The second factor is even more basic: When your nation is fighting a war whose progress is based not on the capture of tangible territory but the sway of ephemeral religious ideologies ... how do you know if you’ve won? The willingness of America’s military leadership to even entertain the possibility of winning a nearly-interminable conflict -- something like an American Thirty Years War – suggests that they believe “Victory” is something that can be achieved with no literal objective. As such, the very notion of “Victory” becomes a modern chimera, an anachronism impossible to articulate in militarily definable terms.

In his State of the Union address last week, George Bush laid out the stakes for the nation, calling for nothing less than “the end of tyranny in this world.”

Such a lofty mission statement coming from FDR or Churchill three generations ago would have made perfect sense, given the clear, definable nature and mission of the global enemy at that time. In today’s world, however, the enemy of terrorism is more diffuse, and nearly impossible to confine to distant national borders – as this nation experienced firsthand on Sept. 11, 2001.

For that reason, the whole notion of “Victory” becomes more a matter of perception than fact. With no concrete metric by which to determine winning and losing, the door is open to an open-ended conflict stretching for generations. Bush’s call to end “tyranny in this world” requires a deep-pocketed, conscripted, rapid-response army capable of quelling tyranny anywhere on the planet. That is not the military of the United States, as critics of the defense plan are saying, and it's not likely to be the U.S. military of the future.

“They’re not asking for a bigger military and a lot of us are surprised by that,” said Michele Flournoy, a senior adviser at the Center for Strategic and International Studies. “We see the strains on the current forces — we need to grow the force to reduce the strain,” Flournoy told The Associated Press.
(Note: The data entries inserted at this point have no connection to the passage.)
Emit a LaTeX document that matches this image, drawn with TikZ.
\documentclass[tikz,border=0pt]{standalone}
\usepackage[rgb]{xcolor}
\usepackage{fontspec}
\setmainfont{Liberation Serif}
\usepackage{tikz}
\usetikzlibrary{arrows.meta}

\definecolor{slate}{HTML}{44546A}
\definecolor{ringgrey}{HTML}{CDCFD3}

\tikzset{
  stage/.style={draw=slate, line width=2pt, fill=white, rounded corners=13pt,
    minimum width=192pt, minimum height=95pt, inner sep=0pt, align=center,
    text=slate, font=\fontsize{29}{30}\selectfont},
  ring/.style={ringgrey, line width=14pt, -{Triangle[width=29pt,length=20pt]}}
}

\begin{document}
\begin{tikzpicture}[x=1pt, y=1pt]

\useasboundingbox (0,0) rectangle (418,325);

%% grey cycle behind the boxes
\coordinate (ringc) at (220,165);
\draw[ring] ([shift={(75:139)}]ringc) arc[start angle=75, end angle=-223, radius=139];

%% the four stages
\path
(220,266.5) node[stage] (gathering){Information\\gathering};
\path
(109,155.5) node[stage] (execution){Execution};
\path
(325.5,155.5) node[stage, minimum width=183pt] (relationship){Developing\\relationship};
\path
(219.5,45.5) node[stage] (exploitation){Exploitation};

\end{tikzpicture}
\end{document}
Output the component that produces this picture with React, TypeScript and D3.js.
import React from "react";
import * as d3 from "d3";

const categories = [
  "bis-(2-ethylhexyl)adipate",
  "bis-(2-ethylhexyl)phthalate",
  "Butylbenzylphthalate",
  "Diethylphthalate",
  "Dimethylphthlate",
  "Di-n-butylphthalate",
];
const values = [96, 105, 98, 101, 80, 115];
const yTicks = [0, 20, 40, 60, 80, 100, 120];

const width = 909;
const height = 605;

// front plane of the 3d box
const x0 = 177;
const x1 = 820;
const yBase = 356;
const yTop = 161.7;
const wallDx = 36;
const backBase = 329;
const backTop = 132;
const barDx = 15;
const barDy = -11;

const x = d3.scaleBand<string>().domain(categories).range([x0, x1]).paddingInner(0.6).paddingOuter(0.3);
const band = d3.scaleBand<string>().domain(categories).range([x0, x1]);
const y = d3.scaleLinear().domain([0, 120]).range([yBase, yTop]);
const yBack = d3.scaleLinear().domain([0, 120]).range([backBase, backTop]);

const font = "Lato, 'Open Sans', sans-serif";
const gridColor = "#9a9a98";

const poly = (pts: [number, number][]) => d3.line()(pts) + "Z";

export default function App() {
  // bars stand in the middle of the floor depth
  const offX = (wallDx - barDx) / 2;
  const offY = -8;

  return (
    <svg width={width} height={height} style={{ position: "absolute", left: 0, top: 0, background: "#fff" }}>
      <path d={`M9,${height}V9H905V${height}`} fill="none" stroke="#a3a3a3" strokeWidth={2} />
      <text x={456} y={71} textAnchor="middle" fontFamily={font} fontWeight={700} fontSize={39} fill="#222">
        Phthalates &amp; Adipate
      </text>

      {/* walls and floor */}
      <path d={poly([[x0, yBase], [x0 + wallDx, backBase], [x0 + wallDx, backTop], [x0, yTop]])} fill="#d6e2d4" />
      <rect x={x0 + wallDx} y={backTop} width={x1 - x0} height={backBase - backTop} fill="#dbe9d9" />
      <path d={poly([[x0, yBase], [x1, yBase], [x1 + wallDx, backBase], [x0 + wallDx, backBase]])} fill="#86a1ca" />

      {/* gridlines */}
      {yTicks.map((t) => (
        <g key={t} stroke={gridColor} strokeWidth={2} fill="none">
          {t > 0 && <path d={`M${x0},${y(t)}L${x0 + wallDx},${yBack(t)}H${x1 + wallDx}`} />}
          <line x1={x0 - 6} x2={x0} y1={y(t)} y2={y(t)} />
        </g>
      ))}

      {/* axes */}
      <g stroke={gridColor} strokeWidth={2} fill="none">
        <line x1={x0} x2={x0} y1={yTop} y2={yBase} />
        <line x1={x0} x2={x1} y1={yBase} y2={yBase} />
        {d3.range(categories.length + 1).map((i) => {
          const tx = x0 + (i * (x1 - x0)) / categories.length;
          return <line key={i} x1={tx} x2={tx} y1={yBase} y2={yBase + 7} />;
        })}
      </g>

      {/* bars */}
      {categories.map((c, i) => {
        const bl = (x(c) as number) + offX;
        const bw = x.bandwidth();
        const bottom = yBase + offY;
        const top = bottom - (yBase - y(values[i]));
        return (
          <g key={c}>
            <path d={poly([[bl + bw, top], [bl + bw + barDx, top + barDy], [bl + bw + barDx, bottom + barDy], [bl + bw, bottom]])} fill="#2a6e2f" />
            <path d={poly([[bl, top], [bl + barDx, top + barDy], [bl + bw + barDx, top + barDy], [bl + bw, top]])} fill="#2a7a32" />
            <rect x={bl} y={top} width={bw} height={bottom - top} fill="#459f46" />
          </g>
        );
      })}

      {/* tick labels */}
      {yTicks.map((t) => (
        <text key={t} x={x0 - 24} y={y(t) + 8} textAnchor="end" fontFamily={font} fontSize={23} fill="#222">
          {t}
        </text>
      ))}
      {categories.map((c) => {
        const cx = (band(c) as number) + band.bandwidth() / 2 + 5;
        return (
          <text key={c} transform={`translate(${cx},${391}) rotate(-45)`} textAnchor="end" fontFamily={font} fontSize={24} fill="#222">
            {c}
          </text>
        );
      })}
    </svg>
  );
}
The cost of such a conflict goes way beyond the dollars and lives expended, bad as they’re likely to be. At this point the Iraq war costs the country more than $4 billion a month and has left more than 2,245 service members dead and another 16,000 wounded. That cost is horrific enough. But there’s the additional cost to American peace of mind at home.
We’re witnessing a growing concern over the domestic surveillance program President Bush authorized to be undertaken by the National Security Agency – a practice articulated and defended by Attorney General Alberto Gonzalez. If such a war lasts two, three, five, ten more years, what new intrusions on civil liberties will surface? How many other new ways to monitor the movements and associations of Americans will take place?

What’s the potential for a pyrrhic win, for America’s life and culture to undergo such radical change in the name of liberty that liberty as a practical matter ceases to exist? From the standpoint of the impact on personal freedoms and on the credos of self-discovery and self-actualization that are the existential trademarks of this nation, would America even be America anymore?
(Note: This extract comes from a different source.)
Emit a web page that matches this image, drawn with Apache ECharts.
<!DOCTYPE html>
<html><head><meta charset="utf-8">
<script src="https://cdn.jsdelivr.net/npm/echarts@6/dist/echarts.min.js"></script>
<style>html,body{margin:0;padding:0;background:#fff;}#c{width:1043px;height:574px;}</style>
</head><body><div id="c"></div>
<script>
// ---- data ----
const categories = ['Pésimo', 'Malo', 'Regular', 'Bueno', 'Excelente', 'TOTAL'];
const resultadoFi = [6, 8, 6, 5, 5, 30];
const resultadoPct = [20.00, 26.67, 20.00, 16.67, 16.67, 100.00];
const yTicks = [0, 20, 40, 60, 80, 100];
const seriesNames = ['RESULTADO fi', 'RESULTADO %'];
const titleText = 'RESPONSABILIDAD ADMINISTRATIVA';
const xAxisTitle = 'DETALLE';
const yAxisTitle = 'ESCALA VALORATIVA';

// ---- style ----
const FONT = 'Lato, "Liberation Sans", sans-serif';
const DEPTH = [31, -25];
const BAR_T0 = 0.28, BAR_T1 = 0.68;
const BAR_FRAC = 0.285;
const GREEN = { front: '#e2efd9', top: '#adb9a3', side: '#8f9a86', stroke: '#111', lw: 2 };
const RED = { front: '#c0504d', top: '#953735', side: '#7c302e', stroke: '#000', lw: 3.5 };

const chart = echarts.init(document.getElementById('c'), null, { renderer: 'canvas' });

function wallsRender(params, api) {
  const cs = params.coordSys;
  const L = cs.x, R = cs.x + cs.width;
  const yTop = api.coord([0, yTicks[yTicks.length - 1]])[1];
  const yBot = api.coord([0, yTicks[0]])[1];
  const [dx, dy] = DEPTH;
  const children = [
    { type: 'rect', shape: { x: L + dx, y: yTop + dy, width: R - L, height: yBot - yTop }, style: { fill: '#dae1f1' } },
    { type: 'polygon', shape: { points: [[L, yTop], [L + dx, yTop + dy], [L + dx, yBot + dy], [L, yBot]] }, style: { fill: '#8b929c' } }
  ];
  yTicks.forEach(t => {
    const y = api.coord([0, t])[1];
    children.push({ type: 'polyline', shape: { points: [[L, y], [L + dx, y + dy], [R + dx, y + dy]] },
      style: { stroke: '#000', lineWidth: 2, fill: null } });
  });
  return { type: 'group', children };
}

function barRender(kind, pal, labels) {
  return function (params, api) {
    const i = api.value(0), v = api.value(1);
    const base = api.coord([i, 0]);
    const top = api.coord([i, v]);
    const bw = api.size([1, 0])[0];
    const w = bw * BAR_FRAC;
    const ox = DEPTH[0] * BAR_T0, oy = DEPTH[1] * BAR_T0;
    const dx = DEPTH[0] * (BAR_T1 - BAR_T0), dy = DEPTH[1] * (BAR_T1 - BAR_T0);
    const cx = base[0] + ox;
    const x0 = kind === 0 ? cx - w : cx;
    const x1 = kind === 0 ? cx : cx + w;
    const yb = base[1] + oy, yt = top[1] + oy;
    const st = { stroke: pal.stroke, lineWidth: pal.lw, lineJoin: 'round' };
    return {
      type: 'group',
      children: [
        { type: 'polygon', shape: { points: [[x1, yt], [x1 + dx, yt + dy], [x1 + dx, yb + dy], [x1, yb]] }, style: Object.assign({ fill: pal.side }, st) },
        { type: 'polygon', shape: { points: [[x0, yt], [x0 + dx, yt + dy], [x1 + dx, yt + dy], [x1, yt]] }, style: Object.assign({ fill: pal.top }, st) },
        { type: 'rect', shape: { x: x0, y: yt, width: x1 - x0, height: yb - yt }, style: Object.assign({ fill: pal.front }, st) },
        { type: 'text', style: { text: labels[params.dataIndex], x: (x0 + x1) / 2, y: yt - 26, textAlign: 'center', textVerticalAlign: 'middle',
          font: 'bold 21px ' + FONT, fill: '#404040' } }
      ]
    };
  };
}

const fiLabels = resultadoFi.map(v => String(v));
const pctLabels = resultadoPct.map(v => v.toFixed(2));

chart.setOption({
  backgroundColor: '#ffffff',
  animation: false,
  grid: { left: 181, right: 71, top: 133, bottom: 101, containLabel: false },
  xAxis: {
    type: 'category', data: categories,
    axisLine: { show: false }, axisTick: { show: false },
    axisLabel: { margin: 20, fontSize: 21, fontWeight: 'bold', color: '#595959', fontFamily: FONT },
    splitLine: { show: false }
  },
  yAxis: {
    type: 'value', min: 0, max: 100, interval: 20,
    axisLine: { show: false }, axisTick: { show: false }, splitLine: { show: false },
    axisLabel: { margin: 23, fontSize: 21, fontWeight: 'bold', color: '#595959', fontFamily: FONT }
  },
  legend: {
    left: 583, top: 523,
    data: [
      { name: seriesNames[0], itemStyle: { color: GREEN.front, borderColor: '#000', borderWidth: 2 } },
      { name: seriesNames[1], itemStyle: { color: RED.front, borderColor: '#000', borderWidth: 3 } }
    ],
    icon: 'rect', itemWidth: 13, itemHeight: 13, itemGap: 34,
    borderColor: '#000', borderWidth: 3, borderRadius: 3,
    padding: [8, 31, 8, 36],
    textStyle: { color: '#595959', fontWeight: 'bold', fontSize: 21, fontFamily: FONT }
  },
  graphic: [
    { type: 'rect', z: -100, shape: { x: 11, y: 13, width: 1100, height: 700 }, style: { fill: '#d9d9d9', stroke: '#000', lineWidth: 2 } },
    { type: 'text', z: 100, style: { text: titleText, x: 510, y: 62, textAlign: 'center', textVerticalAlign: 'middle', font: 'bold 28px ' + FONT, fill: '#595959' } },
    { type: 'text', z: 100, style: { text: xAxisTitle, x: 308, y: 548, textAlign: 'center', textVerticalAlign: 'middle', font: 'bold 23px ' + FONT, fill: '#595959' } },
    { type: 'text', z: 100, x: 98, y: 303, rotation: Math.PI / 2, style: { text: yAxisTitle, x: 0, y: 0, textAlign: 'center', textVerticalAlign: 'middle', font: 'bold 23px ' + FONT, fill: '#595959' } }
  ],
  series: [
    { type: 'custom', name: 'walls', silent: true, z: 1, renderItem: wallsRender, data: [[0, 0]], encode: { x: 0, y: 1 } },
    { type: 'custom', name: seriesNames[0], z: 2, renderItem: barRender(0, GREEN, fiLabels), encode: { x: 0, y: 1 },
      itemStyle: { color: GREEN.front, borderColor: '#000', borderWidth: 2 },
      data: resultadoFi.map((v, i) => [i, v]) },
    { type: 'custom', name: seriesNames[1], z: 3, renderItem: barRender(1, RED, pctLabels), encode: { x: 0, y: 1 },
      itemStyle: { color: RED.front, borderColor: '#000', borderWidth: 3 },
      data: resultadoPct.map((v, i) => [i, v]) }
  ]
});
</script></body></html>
Some scholars have come to see this trend toward the imperialization of the American presidency for what it is: the most dangerous and democratically problematic drive-by on our collective culture and the rule of law since Watergate -- and maybe worse, as a corruption of our values, than Watergate ever was.

Bush’s developing propensity to tinker with Article 2 of the United States Constitution, hasn’t, for example, caught Ellen Fitzpatrick of the University of New Hampshire unawares.
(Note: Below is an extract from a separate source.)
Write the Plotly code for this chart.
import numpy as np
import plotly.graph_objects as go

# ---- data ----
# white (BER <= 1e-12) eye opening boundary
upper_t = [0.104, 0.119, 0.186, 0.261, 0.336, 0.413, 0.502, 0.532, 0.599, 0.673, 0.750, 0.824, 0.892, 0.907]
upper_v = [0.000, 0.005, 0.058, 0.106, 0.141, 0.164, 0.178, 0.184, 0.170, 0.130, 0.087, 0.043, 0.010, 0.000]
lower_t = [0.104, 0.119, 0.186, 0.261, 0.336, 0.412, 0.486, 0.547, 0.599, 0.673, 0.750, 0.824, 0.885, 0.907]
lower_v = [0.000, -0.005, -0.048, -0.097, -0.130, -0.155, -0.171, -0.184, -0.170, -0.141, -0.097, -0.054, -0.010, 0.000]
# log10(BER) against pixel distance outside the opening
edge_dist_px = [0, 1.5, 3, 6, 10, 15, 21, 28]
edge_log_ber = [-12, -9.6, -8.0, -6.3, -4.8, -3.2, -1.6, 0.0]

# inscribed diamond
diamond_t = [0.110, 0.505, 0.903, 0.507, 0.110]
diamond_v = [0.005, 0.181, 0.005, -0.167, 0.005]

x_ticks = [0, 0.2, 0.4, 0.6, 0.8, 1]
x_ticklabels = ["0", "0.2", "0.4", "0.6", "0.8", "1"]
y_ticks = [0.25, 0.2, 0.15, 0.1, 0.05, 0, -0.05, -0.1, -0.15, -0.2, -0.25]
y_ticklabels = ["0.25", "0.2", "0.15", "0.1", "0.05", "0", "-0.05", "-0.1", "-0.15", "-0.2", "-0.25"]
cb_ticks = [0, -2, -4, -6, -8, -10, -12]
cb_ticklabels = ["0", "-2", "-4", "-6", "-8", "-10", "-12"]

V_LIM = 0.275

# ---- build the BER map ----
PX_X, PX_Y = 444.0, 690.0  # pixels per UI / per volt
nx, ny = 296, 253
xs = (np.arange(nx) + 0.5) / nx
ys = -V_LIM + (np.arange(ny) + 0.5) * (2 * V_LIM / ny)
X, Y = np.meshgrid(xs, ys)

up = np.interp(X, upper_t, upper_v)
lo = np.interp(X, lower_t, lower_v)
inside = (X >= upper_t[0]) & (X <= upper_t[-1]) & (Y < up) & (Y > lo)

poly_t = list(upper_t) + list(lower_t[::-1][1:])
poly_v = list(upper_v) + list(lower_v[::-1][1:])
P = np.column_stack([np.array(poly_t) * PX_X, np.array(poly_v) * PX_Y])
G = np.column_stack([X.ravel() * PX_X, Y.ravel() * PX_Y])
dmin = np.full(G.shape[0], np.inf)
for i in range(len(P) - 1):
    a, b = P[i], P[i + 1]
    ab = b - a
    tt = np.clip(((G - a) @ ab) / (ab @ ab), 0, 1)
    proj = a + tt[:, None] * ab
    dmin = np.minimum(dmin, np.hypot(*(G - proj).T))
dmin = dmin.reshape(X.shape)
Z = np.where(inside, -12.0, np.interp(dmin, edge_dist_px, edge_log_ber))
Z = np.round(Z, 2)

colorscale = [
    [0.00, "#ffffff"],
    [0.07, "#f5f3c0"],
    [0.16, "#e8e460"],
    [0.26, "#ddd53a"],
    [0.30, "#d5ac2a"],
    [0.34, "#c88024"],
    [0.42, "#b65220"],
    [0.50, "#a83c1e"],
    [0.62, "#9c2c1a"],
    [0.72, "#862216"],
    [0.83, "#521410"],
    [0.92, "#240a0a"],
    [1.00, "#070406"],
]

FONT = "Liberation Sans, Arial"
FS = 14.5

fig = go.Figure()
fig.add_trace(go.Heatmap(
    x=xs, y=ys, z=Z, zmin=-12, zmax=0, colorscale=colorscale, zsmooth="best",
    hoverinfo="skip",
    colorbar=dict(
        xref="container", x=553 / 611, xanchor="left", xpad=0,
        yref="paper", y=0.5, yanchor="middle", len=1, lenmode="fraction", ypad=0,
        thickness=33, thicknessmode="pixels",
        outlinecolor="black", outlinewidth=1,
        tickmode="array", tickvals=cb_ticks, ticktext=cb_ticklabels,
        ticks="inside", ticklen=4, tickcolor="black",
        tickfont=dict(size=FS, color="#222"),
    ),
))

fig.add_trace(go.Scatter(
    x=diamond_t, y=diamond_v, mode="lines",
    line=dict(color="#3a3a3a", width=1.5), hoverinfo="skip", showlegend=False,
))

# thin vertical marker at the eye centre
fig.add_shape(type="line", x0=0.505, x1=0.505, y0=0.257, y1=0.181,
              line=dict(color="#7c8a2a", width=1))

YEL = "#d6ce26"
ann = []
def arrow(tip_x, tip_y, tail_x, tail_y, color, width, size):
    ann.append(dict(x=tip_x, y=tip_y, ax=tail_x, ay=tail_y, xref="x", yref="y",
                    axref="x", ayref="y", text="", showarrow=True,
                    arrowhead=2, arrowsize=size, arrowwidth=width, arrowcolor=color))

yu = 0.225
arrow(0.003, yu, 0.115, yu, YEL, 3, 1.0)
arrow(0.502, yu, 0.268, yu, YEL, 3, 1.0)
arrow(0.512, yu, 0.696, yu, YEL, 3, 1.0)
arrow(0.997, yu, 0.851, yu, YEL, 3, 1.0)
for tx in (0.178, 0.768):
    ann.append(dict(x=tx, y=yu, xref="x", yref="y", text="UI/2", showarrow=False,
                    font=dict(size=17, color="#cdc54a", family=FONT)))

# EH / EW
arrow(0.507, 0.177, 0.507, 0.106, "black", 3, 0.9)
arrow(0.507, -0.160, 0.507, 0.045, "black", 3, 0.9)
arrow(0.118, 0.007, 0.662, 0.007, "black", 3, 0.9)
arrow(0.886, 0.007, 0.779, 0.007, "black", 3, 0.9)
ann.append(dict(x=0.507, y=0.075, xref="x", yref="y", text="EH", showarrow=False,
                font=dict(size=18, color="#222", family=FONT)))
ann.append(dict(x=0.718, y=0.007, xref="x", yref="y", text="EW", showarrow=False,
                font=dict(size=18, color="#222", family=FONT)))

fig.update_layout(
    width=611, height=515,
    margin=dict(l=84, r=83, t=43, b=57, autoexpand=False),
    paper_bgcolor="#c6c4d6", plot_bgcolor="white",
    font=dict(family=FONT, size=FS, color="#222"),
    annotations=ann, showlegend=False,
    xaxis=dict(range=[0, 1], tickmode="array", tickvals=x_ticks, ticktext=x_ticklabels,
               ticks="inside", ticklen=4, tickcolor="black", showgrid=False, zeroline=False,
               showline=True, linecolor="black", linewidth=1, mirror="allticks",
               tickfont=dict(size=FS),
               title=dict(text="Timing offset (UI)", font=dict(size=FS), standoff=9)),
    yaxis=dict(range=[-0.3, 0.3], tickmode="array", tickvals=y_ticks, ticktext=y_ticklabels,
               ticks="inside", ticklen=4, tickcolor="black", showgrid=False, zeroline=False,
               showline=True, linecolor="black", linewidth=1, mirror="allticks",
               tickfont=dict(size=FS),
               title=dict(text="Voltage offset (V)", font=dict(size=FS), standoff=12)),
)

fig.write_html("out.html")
In a Jan. 2 segment of “The NewsHour with Jim Lehrer,” Fitzpatrick, Carpenter Professor of History at the university, notes how current events have, like always, a definable precedent.


“Originally the notion of being commander-in-chief was explicitly divided from the notion that the president would decide when it was appropriate to wage war. That power very explicitly went to the Congress. So the Constitution is very clear on this point," she said.

She continues: “What has happened historically, however, in times of war, is that the Congress has ceded authority – enormous authority in many cases – to the president to take on powers during times of war because of this unusual situation and the importance of protecting the security of the nation.”

“I think the historical context for what’s going on now is the expansion in the post-World War II period of the national security state. It is the idea of national security, the doctrine of national security, that is being invoked now to justify a range of actions on the part of the Bush administration in the context of a proclaimed ‘war on terror’ that has no endpoint. ... [italics are entirely mine]

And the way it’s being done? By manipulation of the language, seizure of the attention span, amplification of threat and action – and a willingness to tweak and morph the very meaning of national security to whatever suits the exigencies of the moment.

Fitzpatrick puts it best: “Increasingly in the post-World War II period, what the idea of national security does is to put the United States in a state of permanent military readiness. It redefines foreign policy problems as threats to the security of the nation, and it turns foreign policy goals or aspirations into necessities for the nation’s survival. And once that happens, what we’ve seen in the last fifty-plus years is that repeatedly, the president invokes that idea, that doctrine, to take unilateral action – and to consult the Congress belatedly, if at all.”

The prospect of war without end deserves to be an unsettling one, for everybody. Regardless of your party persuasion, liberal or conservative, it raises a chilling prospect for all of us: a world bristling with weapons, a place of relentless animosities exacerbated by increasingly dire Chicken Little scenarios, a world inhabited by children with no childhood, forced to contend with a life during wartime from cradle to grave.